On 13 February 2007, the Japanese Foreign Ministry held a press conference in Tokyo at which it denounced the book as "insulting to the Japanese people and the Imperial family", alleging "disrespectful descriptions, distortions of facts, and judgemental assertions with audacious conjectures and coarse logic". Press conferences at which the book was denounced were also held by Japan's ambassadors to Australia and the US.

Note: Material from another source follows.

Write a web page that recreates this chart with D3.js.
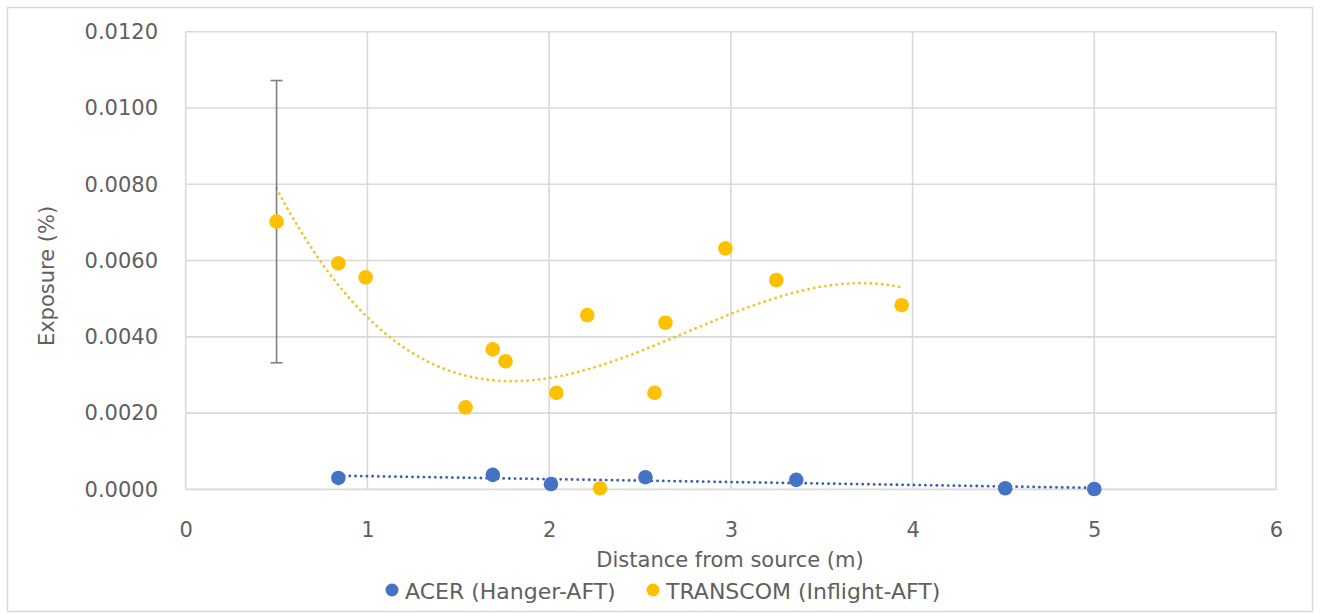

Japan's leading media, including the Asahi, Mainichi, Yomiuri and Nihon Keizai newspapers all rejected advertisements for the book.

==Kodansha==

Publisher Kodansha was slated to release a Japanese translation in 2006, which was to contain 149 changes. According to Hills, these included:

- Removal of all references to IVF treatment (story originally broken by The Times)
- Alteration of references from "depression" to "adjustment disorder" – the Imperial Household Agency's official terminology
- Deletion of all references to the controversial Yasukuni Shrine
- Deletion of references to yakuza
- Removal of statements about the allegedly strained relationship between the Emperor and Empress and the Crown Prince and Princess

On learning of what he termed the "bowdlerization" of his book, Hills demanded a disclaimer be placed in the preface. Ultimately, however, Kodansha decided not to publish the book.

Kazunobu Kakishima, a Kodansha editor, says that the book was cancelled because Hills refused to acknowledge making a "substantial number of factual errors". Hills says, "We have repeatedly asked the bureaucrats for the list of 'more than 100 errors' that they claim to have found. There has been no response, other than to state that the Empress Michiko is not a 'stick-thin, grey-haired wraith'."